Direction: Repeat the material below word for word and leave out all pictures.

--- start of Data section ---

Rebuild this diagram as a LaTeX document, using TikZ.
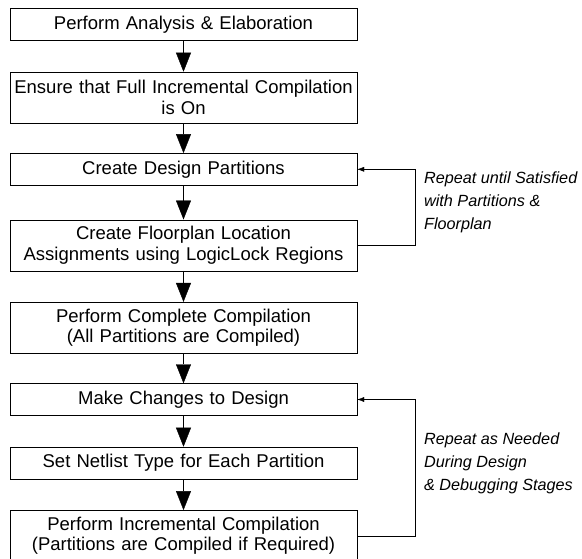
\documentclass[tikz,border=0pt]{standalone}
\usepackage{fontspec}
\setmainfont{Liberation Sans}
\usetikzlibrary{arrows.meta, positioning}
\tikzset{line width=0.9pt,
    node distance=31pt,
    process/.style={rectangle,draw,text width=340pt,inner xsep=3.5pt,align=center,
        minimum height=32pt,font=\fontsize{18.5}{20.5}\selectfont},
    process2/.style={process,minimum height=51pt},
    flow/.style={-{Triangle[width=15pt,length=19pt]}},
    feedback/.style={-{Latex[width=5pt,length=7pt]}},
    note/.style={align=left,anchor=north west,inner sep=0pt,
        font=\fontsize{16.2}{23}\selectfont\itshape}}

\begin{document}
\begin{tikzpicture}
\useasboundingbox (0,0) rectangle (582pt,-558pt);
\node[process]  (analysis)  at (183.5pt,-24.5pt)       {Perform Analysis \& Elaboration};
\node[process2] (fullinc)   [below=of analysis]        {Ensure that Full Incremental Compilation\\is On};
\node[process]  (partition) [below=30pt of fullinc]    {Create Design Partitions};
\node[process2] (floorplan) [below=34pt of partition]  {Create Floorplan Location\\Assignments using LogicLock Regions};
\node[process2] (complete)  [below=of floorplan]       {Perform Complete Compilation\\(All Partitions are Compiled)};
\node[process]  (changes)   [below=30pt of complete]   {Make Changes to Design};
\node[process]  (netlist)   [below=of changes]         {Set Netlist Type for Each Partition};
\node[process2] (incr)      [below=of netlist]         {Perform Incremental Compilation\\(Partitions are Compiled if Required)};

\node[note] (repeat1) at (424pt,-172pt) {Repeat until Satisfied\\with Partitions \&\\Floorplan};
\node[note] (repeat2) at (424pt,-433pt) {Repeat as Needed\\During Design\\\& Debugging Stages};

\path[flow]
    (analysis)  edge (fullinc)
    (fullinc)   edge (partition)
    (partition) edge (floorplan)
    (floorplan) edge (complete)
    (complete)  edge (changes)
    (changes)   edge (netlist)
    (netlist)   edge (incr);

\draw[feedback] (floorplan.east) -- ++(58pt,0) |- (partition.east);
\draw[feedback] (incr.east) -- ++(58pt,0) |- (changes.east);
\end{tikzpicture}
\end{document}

--- end of Data section ---

Result for this exercise:
Rebuild this diagram as a LaTeX document, using TikZ.
\documentclass[tikz,border=0pt]{standalone}
\usepackage{fontspec}
\setmainfont{Liberation Sans}
\usetikzlibrary{arrows.meta, positioning}
\tikzset{line width=0.9pt,
    node distance=31pt,
    process/.style={rectangle,draw,text width=340pt,inner xsep=3.5pt,align=center,
        minimum height=32pt,font=\fontsize{18.5}{20.5}\selectfont},
    process2/.style={process,minimum height=51pt},
    flow/.style={-{Triangle[width=15pt,length=19pt]}},
    feedback/.style={-{Latex[width=5pt,length=7pt]}},
    note/.style={align=left,anchor=north west,inner sep=0pt,
        font=\fontsize{16.2}{23}\selectfont\itshape}}

\begin{document}
\begin{tikzpicture}
\useasboundingbox (0,0) rectangle (582pt,-558pt);
\node[process]  (analysis)  at (183.5pt,-24.5pt)       {Perform Analysis \& Elaboration};
\node[process2] (fullinc)   [below=of analysis]        {Ensure that Full Incremental Compilation\\is On};
\node[process]  (partition) [below=30pt of fullinc]    {Create Design Partitions};
\node[process2] (floorplan) [below=34pt of partition]  {Create Floorplan Location\\Assignments using LogicLock Regions};
\node[process2] (complete)  [below=of floorplan]       {Perform Complete Compilation\\(All Partitions are Compiled)};
\node[process]  (changes)   [below=30pt of complete]   {Make Changes to Design};
\node[process]  (netlist)   [below=of changes]         {Set Netlist Type for Each Partition};
\node[process2] (incr)      [below=of netlist]         {Perform Incremental Compilation\\(Partitions are Compiled if Required)};

\node[note] (repeat1) at (424pt,-172pt) {Repeat until Satisfied\\with Partitions \&\\Floorplan};
\node[note] (repeat2) at (424pt,-433pt) {Repeat as Needed\\During Design\\\& Debugging Stages};

\path[flow]
    (analysis)  edge (fullinc)
    (fullinc)   edge (partition)
    (partition) edge (floorplan)
    (floorplan) edge (complete)
    (complete)  edge (changes)
    (changes)   edge (netlist)
    (netlist)   edge (incr);

\draw[feedback] (floorplan.east) -- ++(58pt,0) |- (partition.east);
\draw[feedback] (incr.east) -- ++(58pt,0) |- (changes.east);
\end{tikzpicture}
\end{document}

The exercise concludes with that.